Weekly Recap | September - W3
Macro & Interest Rates, Selling Palantir, Olo's Workforce Cut, Nike Looking for the Right Shoe & PayPal's New Partnership.
Macro.
We will start here today, although I usually don't bother much with it. As Peter Lynch says:
“If you spend 13 minutes a year on economics, you've wasted 10 minutes.”
And he’s right. Thankfully, we have some great analysts on X helping us and summarizing the important things.
Joke aside, let's not spend more than 3 minutes on this and simply say that finally, the FED has reduced interest rates, by 50bps. Although I thought the market would see this as a sign that they are rushing by necessity to stabilize the economy, the press conference following the decision showed the contrary.
J. Powell seemed very confident about the actual situation and anticipates a slow & steady decrease of those rates, as the dot chart shows. We should even expect another cut this year.
This, plus numerous confident comments, probably made the market realize that these 50bps were not by necessity but by choice. And as this means liquidity flowing back into risky assets, we had big green candles.
Soft-Landing or no Soft-Landing.
The question remains, will we hit a recession or will the FED realize their soft-landing and beat inflation without breaking anything… Lots seem to see this as an already won battle. I don’t. I personally believe we're entering the eye of the cyclone and things can still get very ugly on the other side.
For now, data is promising, but I intend to grow my cash pocket during the next months, in case - and maybe even take some profits. But I'm getting ahead of myself, let's see how things go!
For now, things are well, and our three minutes are done. Moving on.
Selling Palantir.
Yes, I have sold a bit of Palantir this week slightly above $36 - about 20% of the position, for different reasons, starting by the actual valuation. I have detailed how I work here.
At $36, we'd need to hold strong ratios up to 2026, ratios I do not think reasonable at all while my 25% CAGR seems to honestly be a bull case.
Secondly, the pump the stock known those last days wasn't due to any business fundamental but to a market hype, triggered by the inclusion into the SPY & by a $50 price target given by Bank of America.
It's hard from here to imagine more positive catalysts, strong enough to bring always more inflows to sustain the actual share price or pump it. We might go a bit higher. But I believe we'll go back to retest at least the last breakout around $30. The only thing which could avoid that to my opinion would be an astonishing Q3-24 with a guidance over 26%/27% of growth.

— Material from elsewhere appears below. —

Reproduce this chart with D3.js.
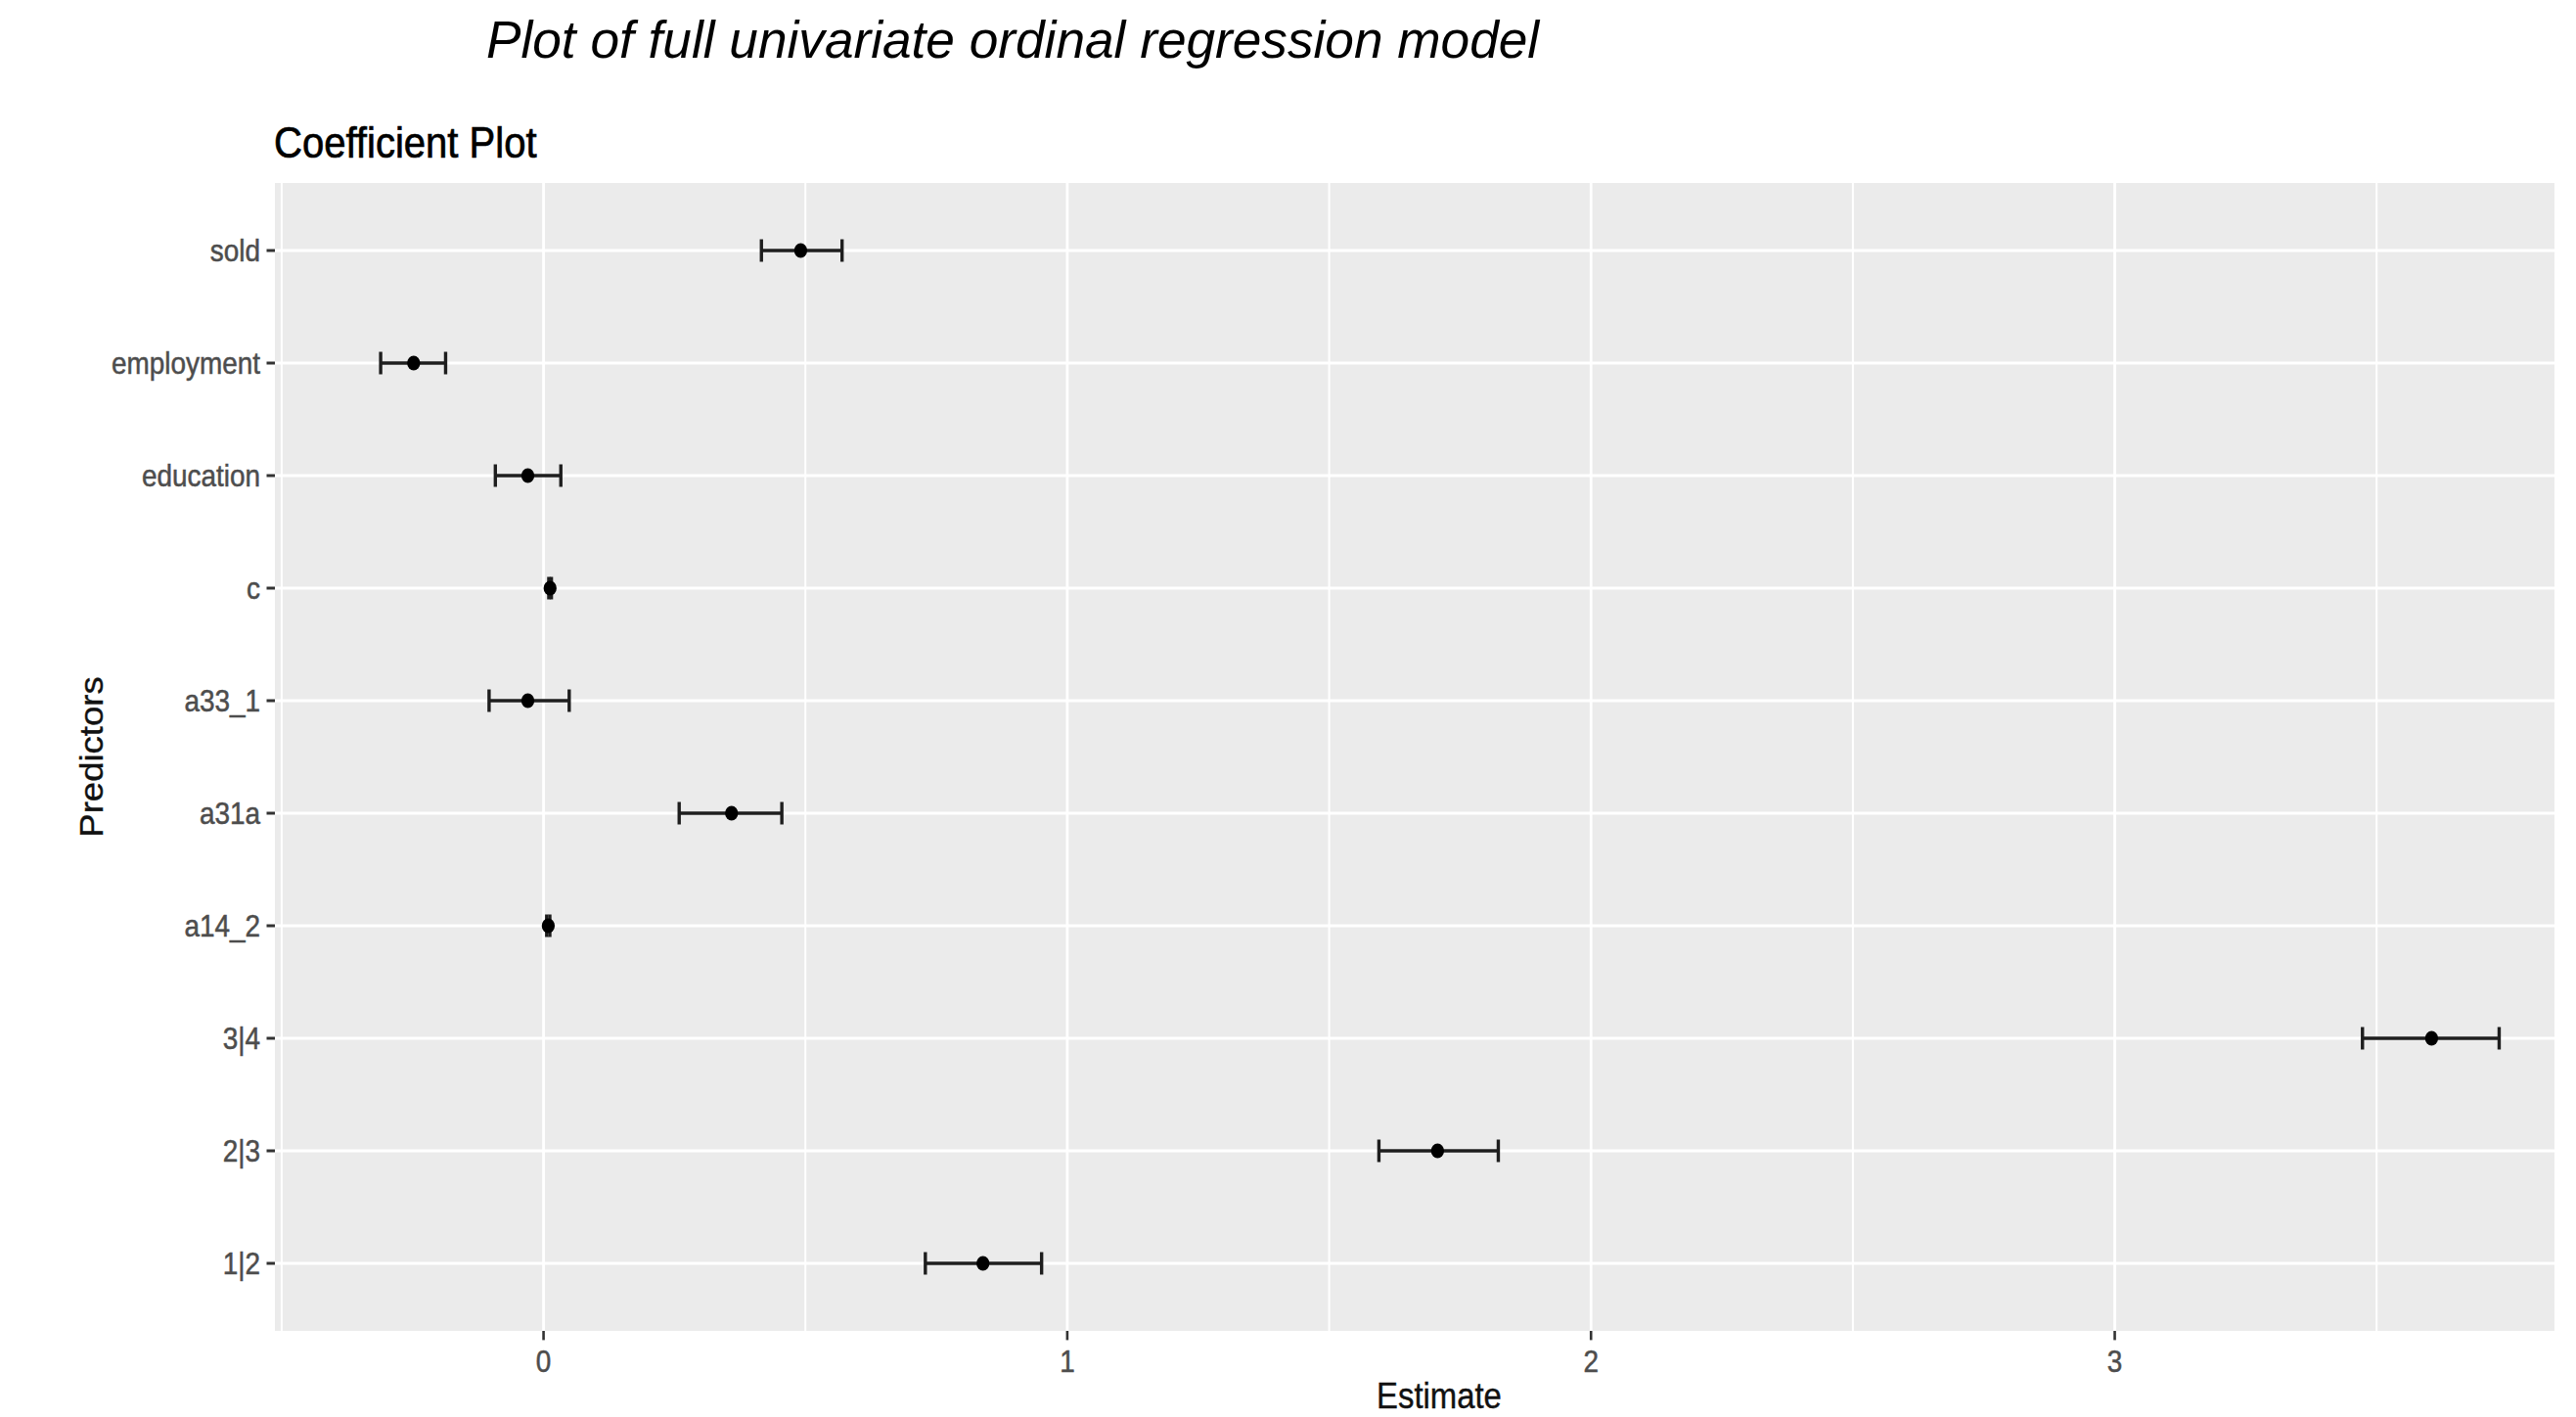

I intend to buy back there if it happens. Not that $30 is a proper entry price but buying at this price wouldn't push my average above what I consider Palantir's fair value, so that's all good.
Olo Saying Goodbyes.
Noah Glass announced this week that Olo would cut 9% of its workforce to "drive efficiencies and align our costs with the current pace of profitable growth". This will have short-term implications as this is should cost between $2.2M & $2.6M during Q3-24.
9% is a lot and a lot of economies over the long term. This won't boost growth but it will boost margins & profitability, assuming those layoffs are in teams the company can to layoff without impacting growth.
The market might misunderstand the results during Q3-24 with stronger expenses but we'll have to look at how this affects the company long term.
Nike’s New Boss.
We already talked about Bill Ackman buying Nike’s shares some weeks ago and I wondered if it was as an investor or as an activist. Turns out he probably had the second hat on for this move as we learned this week that Nike had a new CEO: Elliot Hill, a hardcore who knows everything there is to know as he's part of the company since… 1988.
Stock jumped 10% following this news but the truth is, nothing changed for the brand, and it will take time to cultivate it again - although they do not start from nothing. To keep an eye on, but Nike doesn't deserve a buy - yet.
PayPal, Again.
I know, you're tired. I am too. And I might not continue to detail every partnership PayPal does as we understood by now that this new management is killing it, but this one is worth talking about.
This isn't as big as Shopify or Adyen though to my opinion as this concerns only a small portion of Amazon: the portion of merchants which integrated Buy with Prime’s API, and not a global partnership with Amazon itself. It still is significant and we might see things go further if this works well.
Another example of how PayPal is changing under Alex Chriss.